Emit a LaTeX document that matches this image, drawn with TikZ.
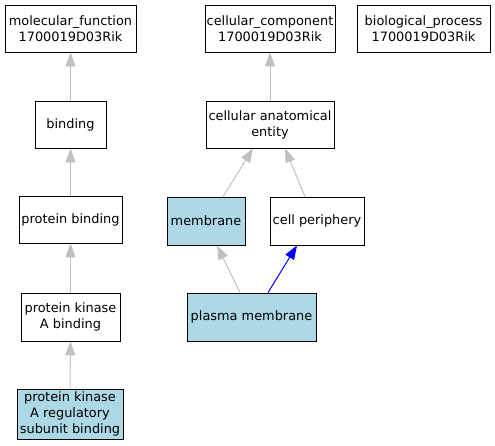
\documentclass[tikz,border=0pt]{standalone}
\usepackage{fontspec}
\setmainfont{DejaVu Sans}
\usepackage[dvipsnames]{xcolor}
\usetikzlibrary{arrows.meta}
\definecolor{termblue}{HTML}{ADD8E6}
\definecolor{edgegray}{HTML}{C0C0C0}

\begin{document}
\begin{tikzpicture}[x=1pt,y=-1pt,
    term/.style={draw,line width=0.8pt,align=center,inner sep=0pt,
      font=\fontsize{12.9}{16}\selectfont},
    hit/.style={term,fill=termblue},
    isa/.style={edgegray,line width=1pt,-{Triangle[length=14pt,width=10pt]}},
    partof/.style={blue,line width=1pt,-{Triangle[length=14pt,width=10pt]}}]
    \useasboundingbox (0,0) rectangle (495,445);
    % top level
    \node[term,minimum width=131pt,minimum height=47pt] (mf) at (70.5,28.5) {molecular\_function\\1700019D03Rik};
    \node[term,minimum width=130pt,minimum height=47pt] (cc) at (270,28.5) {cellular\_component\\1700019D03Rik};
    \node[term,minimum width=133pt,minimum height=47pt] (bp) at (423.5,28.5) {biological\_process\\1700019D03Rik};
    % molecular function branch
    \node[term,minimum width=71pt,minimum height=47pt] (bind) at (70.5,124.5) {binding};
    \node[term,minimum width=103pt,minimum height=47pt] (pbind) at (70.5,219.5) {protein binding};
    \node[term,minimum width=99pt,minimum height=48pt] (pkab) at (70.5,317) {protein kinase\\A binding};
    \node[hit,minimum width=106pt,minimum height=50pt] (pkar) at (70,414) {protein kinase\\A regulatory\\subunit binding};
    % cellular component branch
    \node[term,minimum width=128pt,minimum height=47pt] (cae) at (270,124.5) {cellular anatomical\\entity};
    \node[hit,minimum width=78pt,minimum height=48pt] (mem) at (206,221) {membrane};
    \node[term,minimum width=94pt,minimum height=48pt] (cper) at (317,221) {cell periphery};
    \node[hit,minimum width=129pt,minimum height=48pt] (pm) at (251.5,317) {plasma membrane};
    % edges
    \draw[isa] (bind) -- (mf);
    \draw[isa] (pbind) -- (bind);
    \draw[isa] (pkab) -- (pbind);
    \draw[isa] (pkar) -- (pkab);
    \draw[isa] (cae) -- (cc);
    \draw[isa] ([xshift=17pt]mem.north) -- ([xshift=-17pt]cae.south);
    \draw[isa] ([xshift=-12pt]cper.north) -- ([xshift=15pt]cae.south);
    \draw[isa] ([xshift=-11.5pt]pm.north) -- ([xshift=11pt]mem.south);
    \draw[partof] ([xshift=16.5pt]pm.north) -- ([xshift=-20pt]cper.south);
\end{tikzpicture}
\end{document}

______

Repeat the listing verbatim. Skip the pictures.

▸ Exercise response:
Emit a LaTeX document that matches this image, drawn with TikZ.
\documentclass[tikz,border=0pt]{standalone}
\usepackage{fontspec}
\setmainfont{DejaVu Sans}
\usepackage[dvipsnames]{xcolor}
\usetikzlibrary{arrows.meta}
\definecolor{termblue}{HTML}{ADD8E6}
\definecolor{edgegray}{HTML}{C0C0C0}

\begin{document}
\begin{tikzpicture}[x=1pt,y=-1pt,
    term/.style={draw,line width=0.8pt,align=center,inner sep=0pt,
      font=\fontsize{12.9}{16}\selectfont},
    hit/.style={term,fill=termblue},
    isa/.style={edgegray,line width=1pt,-{Triangle[length=14pt,width=10pt]}},
    partof/.style={blue,line width=1pt,-{Triangle[length=14pt,width=10pt]}}]
    \useasboundingbox (0,0) rectangle (495,445);
    % top level
    \node[term,minimum width=131pt,minimum height=47pt] (mf) at (70.5,28.5) {molecular\_function\\1700019D03Rik};
    \node[term,minimum width=130pt,minimum height=47pt] (cc) at (270,28.5) {cellular\_component\\1700019D03Rik};
    \node[term,minimum width=133pt,minimum height=47pt] (bp) at (423.5,28.5) {biological\_process\\1700019D03Rik};
    % molecular function branch
    \node[term,minimum width=71pt,minimum height=47pt] (bind) at (70.5,124.5) {binding};
    \node[term,minimum width=103pt,minimum height=47pt] (pbind) at (70.5,219.5) {protein binding};
    \node[term,minimum width=99pt,minimum height=48pt] (pkab) at (70.5,317) {protein kinase\\A binding};
    \node[hit,minimum width=106pt,minimum height=50pt] (pkar) at (70,414) {protein kinase\\A regulatory\\subunit binding};
    % cellular component branch
    \node[term,minimum width=128pt,minimum height=47pt] (cae) at (270,124.5) {cellular anatomical\\entity};
    \node[hit,minimum width=78pt,minimum height=48pt] (mem) at (206,221) {membrane};
    \node[term,minimum width=94pt,minimum height=48pt] (cper) at (317,221) {cell periphery};
    \node[hit,minimum width=129pt,minimum height=48pt] (pm) at (251.5,317) {plasma membrane};
    % edges
    \draw[isa] (bind) -- (mf);
    \draw[isa] (pbind) -- (bind);
    \draw[isa] (pkab) -- (pbind);
    \draw[isa] (pkar) -- (pkab);
    \draw[isa] (cae) -- (cc);
    \draw[isa] ([xshift=17pt]mem.north) -- ([xshift=-17pt]cae.south);
    \draw[isa] ([xshift=-12pt]cper.north) -- ([xshift=15pt]cae.south);
    \draw[isa] ([xshift=-11.5pt]pm.north) -- ([xshift=11pt]mem.south);
    \draw[partof] ([xshift=16.5pt]pm.north) -- ([xshift=-20pt]cper.south);
\end{tikzpicture}
\end{document}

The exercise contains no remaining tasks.